Riprendiamo dalla REPUBBLICA di oggi, 28/02/2019, a pag.14 con il titolo "Catalogo senza donne le ebree ortodosse denunciano Ikea" il commento di Vincenzo Nigro.
L'Ikea ha diffuso in Israele un'edizione speciale del catalogo in cui non vi sono immagini di donne "per non urtare la sensibilità della comunità ultraortodossa". Proprio da una donna ebrea ortodossa, però, è arrivata la denuncia di discriminazione contro la multinazionale svedese. La protesta si è allargata presto in Israele, un Paese in cui la maggioranza dei cittadini è sensibile alle discriminazioni, da qualunque parte provengano.
Ecco l'articolo:
Vincenzo Nigro
La copertina del catalogo Ikea
Dopo aver ricevuto nella sua cassetta delle lettere il catalogo Ikea, Hannah Katsman, una cittadina israeliana ortodossa ma non ultrareligiosa, si è accorta che in quel catalogo mancava qualcosa. Le donne. C’erano i mobili, le lampade, i letti, i capifamiglia, i bambini in ginocchio a giocare sui tappeti, ma neppure una donna. In Israele Ikea aveva stampato un’edizione speciale del catalogo destinata alle famiglie ortodosse con questa particolarità: da ogni foto erano state rimosse le donne che pure sono decisive nella scelta di un acquisto per arredare una casa. Gli ebrei ortodossi hanno regole ferree nella separazione dei sessi e le donne vivono in seconda fila.

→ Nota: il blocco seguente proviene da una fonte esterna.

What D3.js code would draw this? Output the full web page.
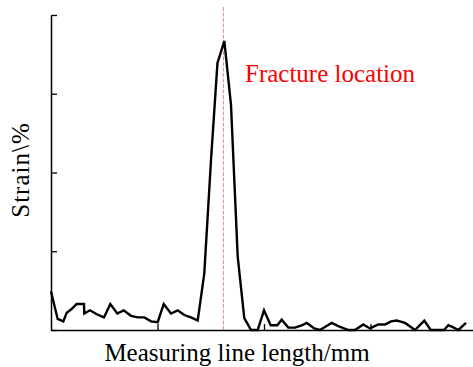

Ikea ha accettato di rispettare le loro tradizioni pur di vendere anche alla loro comunità, ma così facendo ha fatto infuriare gli israeliani laici che non tollerano discriminazioni di genere. Alla Corte distrettuale di Gerusalemme la signora Katsman ha presentato una class action da richieste di risarcimento milionarie.
Assieme alla Katsman si è mobilitato l’Israel Religious Action Center, una delle organizzazioni dell’Ebraismo Riformista, corrente progressista. Secondo Orly Erez-Likhovski, direttore del dipartimento legale del Center, è la prima volta che una compagnia internazionale finisce in tribunale per un caso di sospetta discriminazione contro le donne. Nella denuncia al tribunale di Gerusalemme citata da Haaretz, il Centro sostiene che «l’esclusione totale di donne e ragazze dal catalogo manda il segnale secondo cui le donne non hanno valore e ruolo, che c’è qualcosa di sbagliato nella loro presenza, anche negli spazi casalinghi illustrati nel catalogo». Una discriminazione, prosegue, che «ha danneggiato e traumatizzato chi ha ricevuto il catalogo». Il catalogo era stato distribuito nel 2017 soltanto per pochi mesi, perché Ikea (che in Israele vende perlopiù a famiglie laiche) lo ha ritirato dopo le prime proteste arrivate ai suoi centralini. I querelanti hanno fatto un calcolo dei risarcimenti: valutando in 10.000 le donne che potrebbero essere state offese, chiedono un risarcimento di 1500 shekel a testa, circa 400 euro, per ogni donna che aderirà alla class action.